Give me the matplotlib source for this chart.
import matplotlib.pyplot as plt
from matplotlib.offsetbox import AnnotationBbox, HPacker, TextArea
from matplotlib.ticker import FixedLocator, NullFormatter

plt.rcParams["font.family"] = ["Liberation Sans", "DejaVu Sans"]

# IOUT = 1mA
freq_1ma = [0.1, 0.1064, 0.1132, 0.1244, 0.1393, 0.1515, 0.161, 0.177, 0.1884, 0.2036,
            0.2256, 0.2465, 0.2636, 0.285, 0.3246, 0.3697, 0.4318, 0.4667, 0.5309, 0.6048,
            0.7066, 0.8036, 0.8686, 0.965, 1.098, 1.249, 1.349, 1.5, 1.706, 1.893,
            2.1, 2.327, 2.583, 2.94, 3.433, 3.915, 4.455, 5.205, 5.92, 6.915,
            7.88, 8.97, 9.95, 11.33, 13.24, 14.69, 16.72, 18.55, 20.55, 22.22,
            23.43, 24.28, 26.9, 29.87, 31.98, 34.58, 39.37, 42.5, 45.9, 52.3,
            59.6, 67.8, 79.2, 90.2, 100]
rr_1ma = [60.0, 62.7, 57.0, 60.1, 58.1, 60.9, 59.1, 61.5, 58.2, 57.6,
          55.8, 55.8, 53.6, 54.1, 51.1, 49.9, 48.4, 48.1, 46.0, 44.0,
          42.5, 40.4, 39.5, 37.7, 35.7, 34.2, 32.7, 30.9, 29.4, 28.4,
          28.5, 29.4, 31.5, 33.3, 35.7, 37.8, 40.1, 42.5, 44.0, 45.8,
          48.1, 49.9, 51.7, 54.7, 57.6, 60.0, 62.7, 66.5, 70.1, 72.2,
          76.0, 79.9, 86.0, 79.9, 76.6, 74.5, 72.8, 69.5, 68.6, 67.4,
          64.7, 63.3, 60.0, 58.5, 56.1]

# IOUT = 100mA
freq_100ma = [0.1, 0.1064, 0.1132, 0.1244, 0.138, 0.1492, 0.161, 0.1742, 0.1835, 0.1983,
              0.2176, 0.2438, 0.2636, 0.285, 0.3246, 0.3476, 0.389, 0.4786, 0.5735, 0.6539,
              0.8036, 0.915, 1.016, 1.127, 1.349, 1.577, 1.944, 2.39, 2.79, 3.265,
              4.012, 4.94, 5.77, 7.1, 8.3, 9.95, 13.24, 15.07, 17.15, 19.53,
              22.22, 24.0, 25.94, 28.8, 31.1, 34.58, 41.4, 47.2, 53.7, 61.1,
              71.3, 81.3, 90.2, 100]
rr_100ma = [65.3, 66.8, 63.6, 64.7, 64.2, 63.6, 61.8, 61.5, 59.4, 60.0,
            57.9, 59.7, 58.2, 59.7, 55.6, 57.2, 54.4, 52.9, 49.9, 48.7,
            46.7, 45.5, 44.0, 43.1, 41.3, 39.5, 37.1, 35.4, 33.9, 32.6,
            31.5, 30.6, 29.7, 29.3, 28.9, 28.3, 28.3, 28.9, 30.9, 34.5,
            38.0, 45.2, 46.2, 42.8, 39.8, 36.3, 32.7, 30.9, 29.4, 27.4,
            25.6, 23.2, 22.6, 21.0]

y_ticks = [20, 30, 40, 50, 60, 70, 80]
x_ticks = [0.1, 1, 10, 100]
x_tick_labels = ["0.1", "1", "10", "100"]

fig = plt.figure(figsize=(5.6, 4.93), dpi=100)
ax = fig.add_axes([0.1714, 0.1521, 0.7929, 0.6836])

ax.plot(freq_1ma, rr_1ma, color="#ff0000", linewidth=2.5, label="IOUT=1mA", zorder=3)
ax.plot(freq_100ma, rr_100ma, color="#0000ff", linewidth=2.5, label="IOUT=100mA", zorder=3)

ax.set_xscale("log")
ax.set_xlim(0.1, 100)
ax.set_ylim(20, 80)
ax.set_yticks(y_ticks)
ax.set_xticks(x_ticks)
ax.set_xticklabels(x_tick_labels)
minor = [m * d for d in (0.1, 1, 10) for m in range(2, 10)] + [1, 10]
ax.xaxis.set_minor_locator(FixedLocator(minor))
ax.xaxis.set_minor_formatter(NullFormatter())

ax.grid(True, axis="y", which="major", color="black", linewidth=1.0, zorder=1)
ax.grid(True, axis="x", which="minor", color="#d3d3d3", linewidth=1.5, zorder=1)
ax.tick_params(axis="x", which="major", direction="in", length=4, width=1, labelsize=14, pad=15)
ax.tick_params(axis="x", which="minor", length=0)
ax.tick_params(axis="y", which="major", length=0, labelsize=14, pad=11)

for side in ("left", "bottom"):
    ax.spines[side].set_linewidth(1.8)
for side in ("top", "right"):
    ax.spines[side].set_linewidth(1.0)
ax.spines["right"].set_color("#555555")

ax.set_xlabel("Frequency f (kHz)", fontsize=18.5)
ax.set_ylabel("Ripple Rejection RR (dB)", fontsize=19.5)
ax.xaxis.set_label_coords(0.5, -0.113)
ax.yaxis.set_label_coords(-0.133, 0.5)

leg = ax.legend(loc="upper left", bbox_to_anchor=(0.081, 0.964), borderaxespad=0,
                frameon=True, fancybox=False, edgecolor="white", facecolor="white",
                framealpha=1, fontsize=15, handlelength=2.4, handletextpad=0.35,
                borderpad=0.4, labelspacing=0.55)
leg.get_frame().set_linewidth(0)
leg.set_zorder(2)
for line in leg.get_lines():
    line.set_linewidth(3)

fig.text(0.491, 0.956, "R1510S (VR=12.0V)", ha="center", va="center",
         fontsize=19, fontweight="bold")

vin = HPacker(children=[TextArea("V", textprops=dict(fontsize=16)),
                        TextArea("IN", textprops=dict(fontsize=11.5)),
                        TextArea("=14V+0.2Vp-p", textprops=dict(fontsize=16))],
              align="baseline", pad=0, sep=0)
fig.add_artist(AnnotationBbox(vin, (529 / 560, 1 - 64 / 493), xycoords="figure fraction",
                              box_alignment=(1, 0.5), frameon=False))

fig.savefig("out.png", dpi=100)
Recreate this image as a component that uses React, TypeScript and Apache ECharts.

━━━━━━━━━━━━━━━━

#### Objective
Quote the records from their first line to the line with "64.7, 63.3, 60.0, 58.5, 56.1]", inclusive, without adding or dropping anything.

#### Finished task
Give me the matplotlib source for this chart.
import matplotlib.pyplot as plt
from matplotlib.offsetbox import AnnotationBbox, HPacker, TextArea
from matplotlib.ticker import FixedLocator, NullFormatter

plt.rcParams["font.family"] = ["Liberation Sans", "DejaVu Sans"]

# IOUT = 1mA
freq_1ma = [0.1, 0.1064, 0.1132, 0.1244, 0.1393, 0.1515, 0.161, 0.177, 0.1884, 0.2036,
            0.2256, 0.2465, 0.2636, 0.285, 0.3246, 0.3697, 0.4318, 0.4667, 0.5309, 0.6048,
            0.7066, 0.8036, 0.8686, 0.965, 1.098, 1.249, 1.349, 1.5, 1.706, 1.893,
            2.1, 2.327, 2.583, 2.94, 3.433, 3.915, 4.455, 5.205, 5.92, 6.915,
            7.88, 8.97, 9.95, 11.33, 13.24, 14.69, 16.72, 18.55, 20.55, 22.22,
            23.43, 24.28, 26.9, 29.87, 31.98, 34.58, 39.37, 42.5, 45.9, 52.3,
            59.6, 67.8, 79.2, 90.2, 100]
rr_1ma = [60.0, 62.7, 57.0, 60.1, 58.1, 60.9, 59.1, 61.5, 58.2, 57.6,
          55.8, 55.8, 53.6, 54.1, 51.1, 49.9, 48.4, 48.1, 46.0, 44.0,
          42.5, 40.4, 39.5, 37.7, 35.7, 34.2, 32.7, 30.9, 29.4, 28.4,
          28.5, 29.4, 31.5, 33.3, 35.7, 37.8, 40.1, 42.5, 44.0, 45.8,
          48.1, 49.9, 51.7, 54.7, 57.6, 60.0, 62.7, 66.5, 70.1, 72.2,
          76.0, 79.9, 86.0, 79.9, 76.6, 74.5, 72.8, 69.5, 68.6, 67.4,
          64.7, 63.3, 60.0, 58.5, 56.1]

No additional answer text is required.